#### [Instructions for the task]
Write the data below out exactly as it stands. Do not include the pictures.

#### [Source excerpt]
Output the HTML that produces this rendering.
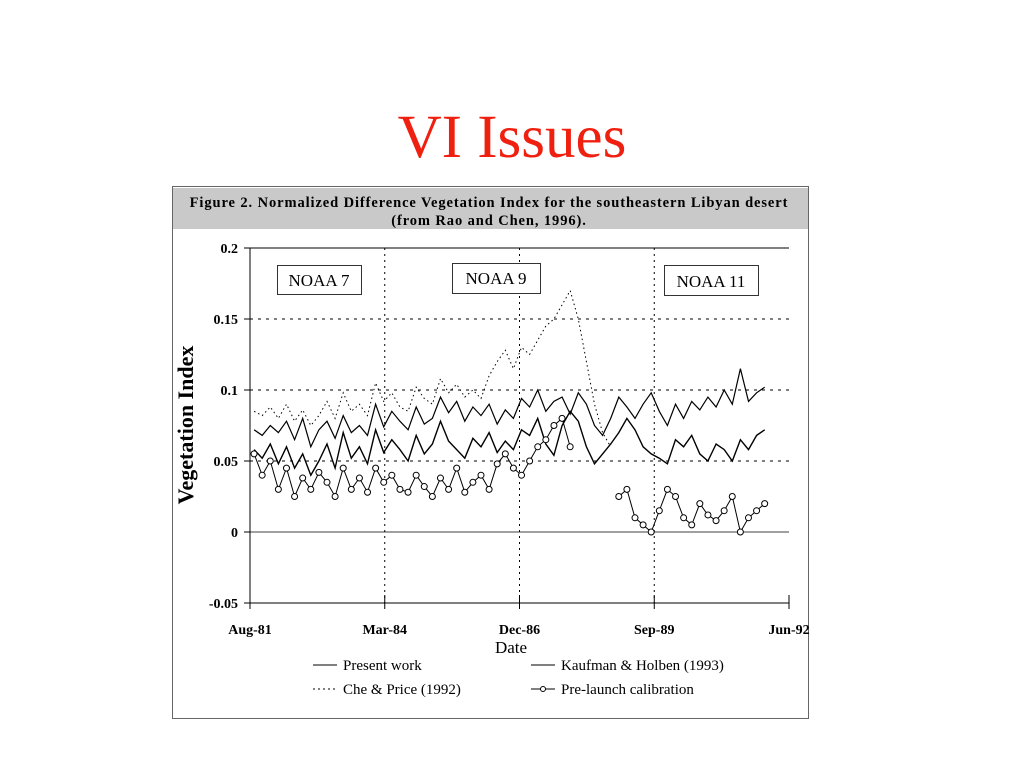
<!DOCTYPE html>
<html><head><meta charset="utf-8">
<style>
html,body{margin:0;padding:0;background:#fff;}
svg{display:block;font-family:"Liberation Serif",serif;}
</style></head>
<body>
<svg id="chart" width="1024" height="768" viewBox="0 0 1024 768">
<text x="512" y="157" text-anchor="middle" font-size="61" fill="#f02010">VI Issues</text>
<rect x="172.5" y="186.5" width="636" height="532" fill="#fff" stroke="#666"/>
<rect x="173" y="188" width="635" height="41" fill="#c9c9c9"/>
<text x="489" y="207" text-anchor="middle" font-size="14.5" font-weight="bold" letter-spacing="0.9">Figure 2.  Normalized Difference Vegetation Index for the southeastern Libyan desert</text>
<text x="489" y="225" text-anchor="middle" font-size="14.5" font-weight="bold" letter-spacing="0.9">(from Rao and Chen, 1996).</text>
<g id="plot"></g>
<g><rect x="277.5" y="265.5" width="84" height="29" fill="#fff" stroke="#333"/><text x="319" y="286" text-anchor="middle" font-size="17">NOAA  7</text></g>
<g><rect x="452.5" y="263.5" width="88" height="30" fill="#fff" stroke="#333"/><text x="496" y="284" text-anchor="middle" font-size="17">NOAA  9</text></g>
<g><rect x="664.5" y="265.5" width="94" height="30" fill="#fff" stroke="#333"/><text x="711" y="287" text-anchor="middle" font-size="17">NOAA  11</text></g>
<text transform="translate(193,425) rotate(-90)" text-anchor="middle" font-size="22" font-weight="bold">Vegetation Index</text>
<text x="511" y="653" text-anchor="middle" font-size="17">Date</text>
<g>
<g><line x1="313" y1="665" x2="337" y2="665" stroke="#000"/><text x="343" y="670" font-size="15">Present work</text></g>
<g><line x1="531" y1="665" x2="555" y2="665" stroke="#000"/><text x="561" y="670" font-size="15">Kaufman &amp; Holben (1993)</text></g>
<g><line x1="313" y1="689" x2="337" y2="689" stroke="#000" stroke-dasharray="2,3"/><text x="343" y="694" font-size="15">Che &amp; Price (1992)</text></g>
<g><line x1="531" y1="689" x2="555" y2="689" stroke="#000"/><circle cx="543" cy="689" r="2.5" fill="#fff" stroke="#000"/><text x="561" y="694" font-size="15">Pre-launch calibration</text></g>
</g>
</svg>
<script>
const xTickLabels=["Aug-81","Mar-84","Dec-86","Sep-89","Jun-92"];
const yTickValues=[0.2,0.15,0.1,0.05,0,-0.05];
const yTickLabels=["0.2","0.15","0.1","0.05","0","-0.05"];
const months=Array.from({length:64},(_, i)=>2*i+1);
const presentWork=[0.072,0.068,0.075,0.070,0.078,0.065,0.080,0.060,0.072,0.078,0.066,0.082,0.070,0.075,0.068,0.090,0.074,0.085,0.078,0.072,0.088,0.076,0.080,0.095,0.084,0.092,0.078,0.088,0.082,0.090,0.076,0.086,0.080,0.094,0.088,0.100,0.085,0.092,0.095,0.083,0.098,0.090,0.075,0.068,0.080,0.095,0.088,0.080,0.090,0.098,0.085,0.075,0.090,0.080,0.092,0.086,0.095,0.088,0.100,0.090,0.115,0.092,0.098,0.102];
const kaufman=[0.058,0.052,0.062,0.048,0.060,0.045,0.055,0.040,0.050,0.062,0.045,0.070,0.052,0.060,0.048,0.072,0.056,0.065,0.058,0.050,0.068,0.055,0.062,0.078,0.064,0.058,0.052,0.066,0.060,0.070,0.056,0.064,0.058,0.072,0.068,0.080,0.062,0.054,0.075,0.085,0.078,0.060,0.048,0.055,0.062,0.070,0.080,0.072,0.060,0.055,0.052,0.048,0.065,0.060,0.068,0.055,0.050,0.062,0.058,0.050,0.065,0.058,0.068,0.072];
const chePrice=[0.085,0.082,0.088,0.080,0.090,0.078,0.086,0.075,0.082,0.092,0.080,0.098,0.085,0.090,0.082,0.105,0.092,0.098,0.088,0.085,0.102,0.094,0.090,0.108,0.098,0.104,0.095,0.100,0.094,0.110,0.120,0.128,0.115,0.130,0.125,0.135,0.145,0.150,0.160,0.170,0.150,0.120,0.090,0.070,0.060];
const preLaunch=[0.055,0.040,0.050,0.030,0.045,0.025,0.038,0.030,0.042,0.035,0.025,0.045,0.030,0.038,0.028,0.045,0.035,0.040,0.030,0.028,0.040,0.032,0.025,0.038,0.030,0.045,0.028,0.035,0.040,0.030,0.048,0.055,0.045,0.040,0.050,0.060,0.065,0.075,0.080,0.060,null,null,null,null,null,0.025,0.030,0.010,0.005,0.000,0.015,0.030,0.025,0.010,0.005,0.020,0.012,0.008,0.015,0.025,0.000,0.010,0.015,0.020];

const NS="http://www.w3.org/2000/svg";
const g=document.getElementById('plot');
const X0=250,X1=789,Y0=532,PY=1420;
const xm=m=>X0+(X1-X0)*m/133;
const yv=v=>Y0-v*PY;
function mk(t,a){const e=document.createElementNS(NS,t);for(const k in a)e.setAttribute(k,a[k]);g.appendChild(e);return e;}
[0.15,0.1,0.05].forEach(v=>{const l=mk('line',{x1:X0,x2:X1,y1:yv(v),y2:yv(v),stroke:'#000','stroke-dasharray':'3,5'});

});
[1,2,3].forEach(i=>{const x=X0+(X1-X0)*i/4;const l=mk('line',{x1:x,x2:x,y1:yv(0.2),y2:yv(-0.05),stroke:'#000','stroke-dasharray':'2,4'});

});
let a=mk('line',{x1:X0,x2:X0,y1:yv(0.2),y2:yv(-0.05),stroke:'#000'});


a=mk('line',{x1:X0,x2:X1,y1:yv(0.2),y2:yv(0.2),stroke:'#000'});


a=mk('line',{x1:X0,x2:X1,y1:yv(0),y2:yv(0),stroke:'#000','stroke-width':0.8});


a=mk('line',{x1:X0,x2:X1,y1:yv(-0.05),y2:yv(-0.05),stroke:'#000'});


yTickValues.forEach((v,i)=>{const t=mk('line',{x1:X0-6,x2:X0,y1:yv(v),y2:yv(v),stroke:'#000'});


const tx=mk('text',{x:X0-12,y:yv(v)+5,'text-anchor':'end','font-size':14,'font-weight':'bold'});tx.textContent=yTickLabels[i];

});
xTickLabels.forEach((s,i)=>{const x=X0+(X1-X0)*i/4;const t=mk('line',{x1:x,x2:x,y1:yv(-0.05)-8,y2:yv(-0.05)+6,stroke:'#000'});


const tx=mk('text',{x:x,y:634,'text-anchor':'middle','font-size':14,'font-weight':'bold'});tx.textContent=s;

});
function path(arr){let d='',pen=false;arr.forEach((v,i)=>{if(v==null){pen=false;return;}d+=(pen?'L':'M')+xm(months[i]).toFixed(1)+','+yv(v).toFixed(1);pen=true;});return d;}
let p=mk('path',{d:path(chePrice),fill:'none',stroke:'#000','stroke-dasharray':'1.5,3'});


p=mk('path',{d:path(presentWork),fill:'none',stroke:'#000','stroke-width':1.2});


p=mk('path',{d:path(kaufman),fill:'none',stroke:'#000','stroke-width':1.4});


p=mk('path',{d:path(preLaunch),fill:'none',stroke:'#000','stroke-width':1});


preLaunch.forEach((v,i)=>{if(v==null)return;const c=mk('circle',{cx:xm(months[i]),cy:yv(v),r:3,fill:'#fff',stroke:'#000'});

});
</script>
</body></html>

#### [Final result]
Output the HTML that produces this rendering.
<!DOCTYPE html>
<html><head><meta charset="utf-8">
<style>
html,body{margin:0;padding:0;background:#fff;}
svg{display:block;font-family:"Liberation Serif",serif;}
</style></head>
<body>
<svg id="chart" width="1024" height="768" viewBox="0 0 1024 768">
<text x="512" y="157" text-anchor="middle" font-size="61" fill="#f02010">VI Issues</text>
<rect x="172.5" y="186.5" width="636" height="532" fill="#fff" stroke="#666"/>
<rect x="173" y="188" width="635" height="41" fill="#c9c9c9"/>
<text x="489" y="207" text-anchor="middle" font-size="14.5" font-weight="bold" letter-spacing="0.9">Figure 2.  Normalized Difference Vegetation Index for the southeastern Libyan desert</text>
<text x="489" y="225" text-anchor="middle" font-size="14.5" font-weight="bold" letter-spacing="0.9">(from Rao and Chen, 1996).</text>
<g id="plot"></g>
<g><rect x="277.5" y="265.5" width="84" height="29" fill="#fff" stroke="#333"/><text x="319" y="286" text-anchor="middle" font-size="17">NOAA  7</text></g>
<g><rect x="452.5" y="263.5" width="88" height="30" fill="#fff" stroke="#333"/><text x="496" y="284" text-anchor="middle" font-size="17">NOAA  9</text></g>
<g><rect x="664.5" y="265.5" width="94" height="30" fill="#fff" stroke="#333"/><text x="711" y="287" text-anchor="middle" font-size="17">NOAA  11</text></g>
<text transform="translate(193,425) rotate(-90)" text-anchor="middle" font-size="22" font-weight="bold">Vegetation Index</text>
<text x="511" y="653" text-anchor="middle" font-size="17">Date</text>
<g>
<g><line x1="313" y1="665" x2="337" y2="665" stroke="#000"/><text x="343" y="670" font-size="15">Present work</text></g>
<g><line x1="531" y1="665" x2="555" y2="665" stroke="#000"/><text x="561" y="670" font-size="15">Kaufman &amp; Holben (1993)</text></g>
<g><line x1="313" y1="689" x2="337" y2="689" stroke="#000" stroke-dasharray="2,3"/><text x="343" y="694" font-size="15">Che &amp; Price (1992)</text></g>
<g><line x1="531" y1="689" x2="555" y2="689" stroke="#000"/><circle cx="543" cy="689" r="2.5" fill="#fff" stroke="#000"/><text x="561" y="694" font-size="15">Pre-launch calibration</text></g>
</g>
</svg>
<script>
const xTickLabels=["Aug-81","Mar-84","Dec-86","Sep-89","Jun-92"];
const yTickValues=[0.2,0.15,0.1,0.05,0,-0.05];
const yTickLabels=["0.2","0.15","0.1","0.05","0","-0.05"];
const months=Array.from({length:64},(_, i)=>2*i+1);
const presentWork=[0.072,0.068,0.075,0.070,0.078,0.065,0.080,0.060,0.072,0.078,0.066,0.082,0.070,0.075,0.068,0.090,0.074,0.085,0.078,0.072,0.088,0.076,0.080,0.095,0.084,0.092,0.078,0.088,0.082,0.090,0.076,0.086,0.080,0.094,0.088,0.100,0.085,0.092,0.095,0.083,0.098,0.090,0.075,0.068,0.080,0.095,0.088,0.080,0.090,0.098,0.085,0.075,0.090,0.080,0.092,0.086,0.095,0.088,0.100,0.090,0.115,0.092,0.098,0.102];
const kaufman=[0.058,0.052,0.062,0.048,0.060,0.045,0.055,0.040,0.050,0.062,0.045,0.070,0.052,0.060,0.048,0.072,0.056,0.065,0.058,0.050,0.068,0.055,0.062,0.078,0.064,0.058,0.052,0.066,0.060,0.070,0.056,0.064,0.058,0.072,0.068,0.080,0.062,0.054,0.075,0.085,0.078,0.060,0.048,0.055,0.062,0.070,0.080,0.072,0.060,0.055,0.052,0.048,0.065,0.060,0.068,0.055,0.050,0.062,0.058,0.050,0.065,0.058,0.068,0.072];
const chePrice=[0.085,0.082,0.088,0.080,0.090,0.078,0.086,0.075,0.082,0.092,0.080,0.098,0.085,0.090,0.082,0.105,0.092,0.098,0.088,0.085,0.102,0.094,0.090,0.108,0.098,0.104,0.095,0.100,0.094,0.110,0.120,0.128,0.115,0.130,0.125,0.135,0.145,0.150,0.160,0.170,0.150,0.120,0.090,0.070,0.060];
const preLaunch=[0.055,0.040,0.050,0.030,0.045,0.025,0.038,0.030,0.042,0.035,0.025,0.045,0.030,0.038,0.028,0.045,0.035,0.040,0.030,0.028,0.040,0.032,0.025,0.038,0.030,0.045,0.028,0.035,0.040,0.030,0.048,0.055,0.045,0.040,0.050,0.060,0.065,0.075,0.080,0.060,null,null,null,null,null,0.025,0.030,0.010,0.005,0.000,0.015,0.030,0.025,0.010,0.005,0.020,0.012,0.008,0.015,0.025,0.000,0.010,0.015,0.020];

const NS="http://www.w3.org/2000/svg";
const g=document.getElementById('plot');
const X0=250,X1=789,Y0=532,PY=1420;
const xm=m=>X0+(X1-X0)*m/133;
const yv=v=>Y0-v*PY;
function mk(t,a){const e=document.createElementNS(NS,t);for(const k in a)e.setAttribute(k,a[k]);g.appendChild(e);return e;}
[0.15,0.1,0.05].forEach(v=>{const l=mk('line',{x1:X0,x2:X1,y1:yv(v),y2:yv(v),stroke:'#000','stroke-dasharray':'3,5'});

});
[1,2,3].forEach(i=>{const x=X0+(X1-X0)*i/4;const l=mk('line',{x1:x,x2:x,y1:yv(0.2),y2:yv(-0.05),stroke:'#000','stroke-dasharray':'2,4'});

});
let a=mk('line',{x1:X0,x2:X0,y1:yv(0.2),y2:yv(-0.05),stroke:'#000'});


a=mk('line',{x1:X0,x2:X1,y1:yv(0.2),y2:yv(0.2),stroke:'#000'});


a=mk('line',{x1:X0,x2:X1,y1:yv(0),y2:yv(0),stroke:'#000','stroke-width':0.8});


a=mk('line',{x1:X0,x2:X1,y1:yv(-0.05),y2:yv(-0.05),stroke:'#000'});


yTickValues.forEach((v,i)=>{const t=mk('line',{x1:X0-6,x2:X0,y1:yv(v),y2:yv(v),stroke:'#000'});


const tx=mk('text',{x:X0-12,y:yv(v)+5,'text-anchor':'end','font-size':14,'font-weight':'bold'});tx.textContent=yTickLabels[i];

});
xTickLabels.forEach((s,i)=>{const x=X0+(X1-X0)*i/4;const t=mk('line',{x1:x,x2:x,y1:yv(-0.05)-8,y2:yv(-0.05)+6,stroke:'#000'});


const tx=mk('text',{x:x,y:634,'text-anchor':'middle','font-size':14,'font-weight':'bold'});tx.textContent=s;

});
function path(arr){let d='',pen=false;arr.forEach((v,i)=>{if(v==null){pen=false;return;}d+=(pen?'L':'M')+xm(months[i]).toFixed(1)+','+yv(v).toFixed(1);pen=true;});return d;}
let p=mk('path',{d:path(chePrice),fill:'none',stroke:'#000','stroke-dasharray':'1.5,3'});


p=mk('path',{d:path(presentWork),fill:'none',stroke:'#000','stroke-width':1.2});


p=mk('path',{d:path(kaufman),fill:'none',stroke:'#000','stroke-width':1.4});


p=mk('path',{d:path(preLaunch),fill:'none',stroke:'#000','stroke-width':1});


preLaunch.forEach((v,i)=>{if(v==null)return;const c=mk('circle',{cx:xm(months[i]),cy:yv(v),r:3,fill:'#fff',stroke:'#000'});

});
</script>
</body></html>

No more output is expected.